Ormai la parola app penso sia tra le più utilizzate nel nostro linguaggio quotidiano. Non c’è discussione in cui non ci scappi la parolina magica. Persino le signore attempate nei loro ritrovi pomeridiani, magnificano il lavoro dei nipoti, che arricchiscono quotidianamente il menù del loro smartphone con applicazioni di tutti i generi, il più delle volte senza capirne l’utilità.

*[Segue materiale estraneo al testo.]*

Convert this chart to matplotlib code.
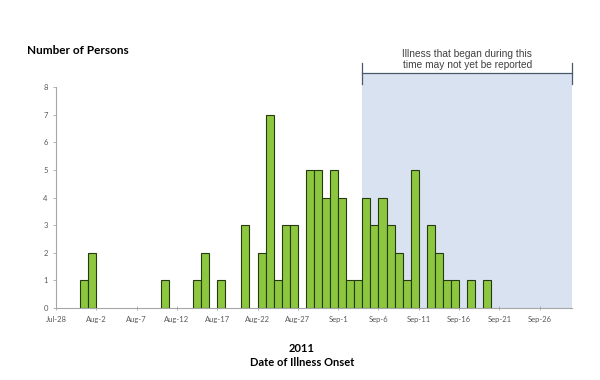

Se ho preso ad esempio le signore che passano i pomeriggi a giocare burraco, significa che il fenomeno delle app è ormai penetrato nel nostro tessuto, è parte di noi e della nostra vita.
Di come stia cambiando il mondo, ne ho avuto una conferma recentemente partecipando a un evento riservato ai concessionari italiani di auto e truck (Automotive Dealer Day di Verona, n.d.r.). Lo stesso evento qualche anno fa avrebbe visto la partecipazione, in qualità di sponsor ed espositori, di aziende specializzate nella fornitura di materiali e servizi per il lavoro quotidiano del dealer. Oggi a farla da padrone sono le software house, ovvero quelle aziende che sviluppano programmi (app appunto) per la gestione del business del dealer. I servizi offerti dalle app sono i più disparati e realmente coprono tutti gli aspetti operativi del dealer. La domanda a questo punto sorge spontanea, parafrasando lo slogan della Nutella, “che mondo sarebbe senza le app” o ancora, ma come abbiamo vissuto finora? Eravamo così imbruttiti e trogloditi?

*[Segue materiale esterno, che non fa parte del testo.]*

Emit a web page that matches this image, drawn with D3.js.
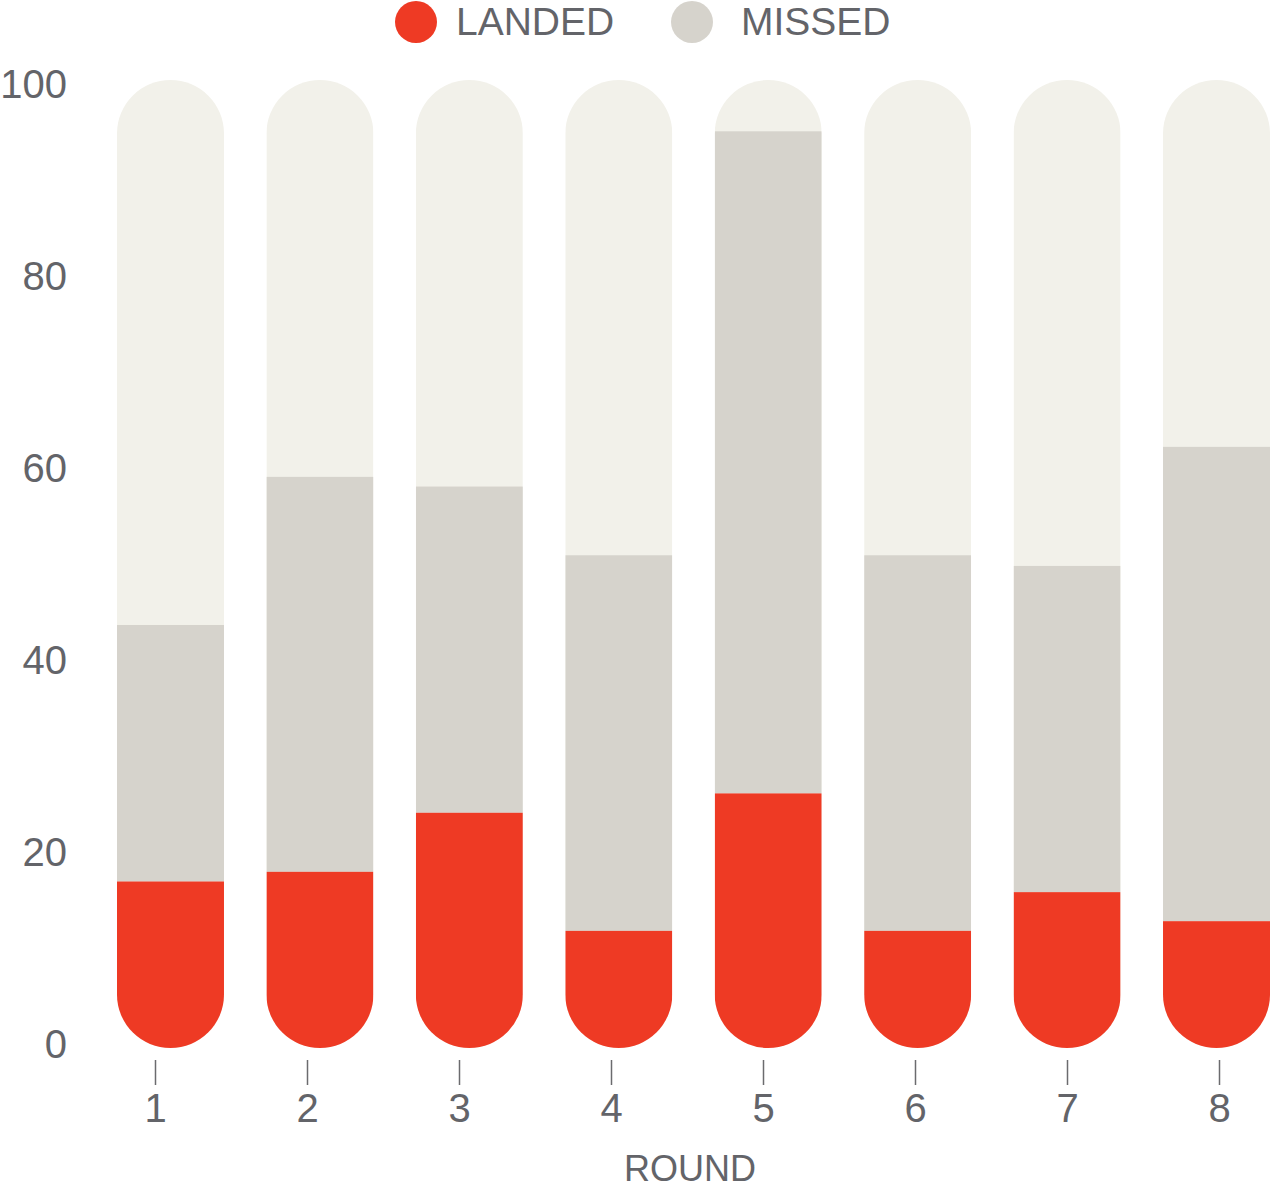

No, però prendiamo ad esempio il mondo dell’usato; da sempre non così sexy come la vendita del nuovo. Una volta i veicoli usati erano ammassati in un’area, possibilmente il più lontano possibile dallo showroom. Lentamente il business dell’usato ha acquisito una propria dignità con una sua personalizzazione, personale ad hoc con strumenti specifici di comunicazione. A differenza del veicolo nuovo, facilmente visibile sui mezzi di comunicazione, ogni mezzo usato è un mondo a se, per lo stato d’uso e per la propria storia. Ora si trattava di presentare al meglio il singolo veicolo, ad un pubblico molto più vasto di quello che normalmente gravita fisicamente attorno al piazzale. Sono così nate le riviste dell’usato con i classici fotoannunci, che avevano il merito almeno di attirare l’attenzione sulle offerte, dando la possibilità di vedere il veicolo. Ci sarebbe da aprire una parentesi sulla qualità delle fotografie, ma sorvoliamo. Sono successivamente arrivati i primi portali dell’usato su internet, con il vantaggio evidente di aumentare il numero di veicoli proposti, aumentando anche le immagini e le informazioni a corredo. Oggi andiamo oltre, comodamente da casa è possibile fare dei tour virtuali all’interno dell’abitacolo per verificare comodamente dal divano la reale qualità del veicolo in oggetto. Non mi stupirei se un domani, costruttori permettendo, non fosse possibile connettersi direttamente alla centralina elettronica del veicolo ed avere una fotografia reale riguardo l’utilizzo reale del veicolo. In questo modo si avrebbe la certezza ad esempio del chilometraggio reale del mezzo. Fantascienza? Proprio no, le informazioni ci sono basta accedervi e nel mondo dell’Internet of Things tutto è possibile. Ma una app che mi trova un veicolo secondo i miei parametri tecnici e di budget, che mi fornisce le informazioni visuali e tecniche e che infine mi propone la miglior soluzione finanziaria, non annulla la figura del venditore? Probabilmente si, o meglio anche la figura del venditore (in parte sta già accadendo) dovrà subire una metamorfosi verso una figura più gestionale e meno operativa. È il prezzo che impone il progresso che sta letteralmente stravolgendo (magari senza che ce ne accorgiamo) la nostra vita. D’altronde, che mondo sarebbe senza le app?